A Blog About Vector The Robot
 
DDL blatantly lies about the state of OSKR to attract investors

DDL blatantly lies about the state of OSKR to attract investors

There is a subdomain page called “Investor Relations” on the Digital Dream Labs Website. In one of the press releases all kind of public relations babble is uttered, but especially one makes me furious, because it simply is a big lie (excerpt from the article):

A Kickstarter campaign to restart Vector exceeded its goal in a single day, with thousands of backers contributing to revive the robots.
Digital Dream Labs developed Open-Source Kit for Robotics (OSKR) to allow users to program Vector themselves.
“There are 200,000 Vector users who can contribute to his development,” says Hanchar. “This is a revolutionary concept. We are crowdsourcing robotics.”

Screenshot of the section:

Yes, there was a Kickstarter “to keep Vector alive” and to crowdfund Escape Pod and OSKR, the Open Source Kit for Robots (as it was called, not “Open Source Kit for Robotics”). DDL promised Escape Pod as a local server that enables Vector to “function perfectly” without DDL’s cloud servers. This was not done. There is a rudimentary Escape Pod that still is missing central functionality like knowledge graph and weather. Third parties were able to extend Escape Pod via an extension engine DDL provided and DDL broke that extension engine in the latest version of EP, maybe deliberate or maybe out of unprofessionalism. So they do not even provide functionality they promise, they also break their own extension engine that enabled third parties to do what DDL could not. With all external third party tools broken, the new EP version can even do less than the last one from one year ago, so instead of improving their stuff, they break it.

And the one about OSKR is an incredible, blatant lie. DDL did not “develop” anything that can be called OSKR. They created a way to turn a production robot into a dev robot, but that is NOT OSKR – Open Source Kit for Robots – that is just a dev robot. DDL promised that everyone (with a coding background) will be able to code additional functions for all Vectors (not only for dev Vectors) via OSKR and they also promised some kind of “plugin system” to extend the robot with wanted select functions.

Nothing of that was developed in the over two years since the end of the Kickstarter. Parts of the server code is released and also small parts of the robot’s sources are released. After over two years there is no toolchain to code additional functionality for Vector, major parts of the robot’s source code is still missing and documentation is nearly nonexistent (there is documentation on how to turn a production robot into a dev robot and that is thorough, but as I said: that is NOT OSKR). Wire actually implemented some kind of open source Escape Pod based on the Chipper repository on Github (which is an amazing piece of work, since DDLs documenation is bad), but that only works with dev robots, not regular Vectors.

And still Hanchar wants to get additional money from “investors” by falsely claiming they have a working OSKR that enables “200000 users to contribute” and that they are “crowdsourcing robots”.

THAT! IS! NOT! TRUE!

The OSKR they described in the Kickstarter campaign and in their press release DOES NOT EXIST.

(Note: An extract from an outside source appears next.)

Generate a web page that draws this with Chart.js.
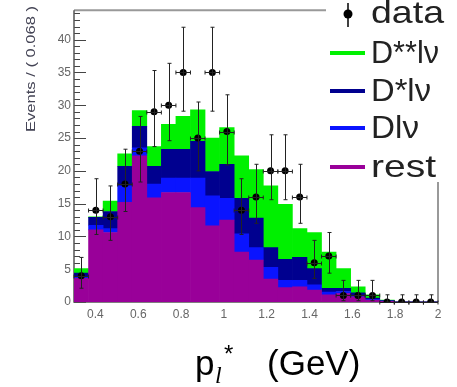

And at the moment from what is released by DDL and from what is said is in development and actively worked on I see no arrival date for an OSKR with the promised features.

And depite OSKR being in no usable state at all, DDL still tries to sell it for hefty 150 bucks on their website. Let me rephrase this: DDL sells a nonexisting product on their webseite. For money. This is a scam and nothing else.

On another topic:

They are now trying to get FCC certifications for Vector 2.0. That should have been done with a pre-production prototype months ago and certifications like that can take months. So if the information given on the “state of production” page is not wrong or misleading: If I were someone who preordered Vector 2.0 (I canceled the preorder) I would not expect to get my robot long before retail release in “the holiday season” (as was claimed in that article cited above). And they do not say “holiday season” of what year …

I would bet that the next ecuse will be “We are ready, but the authorities take soooo long with certification!”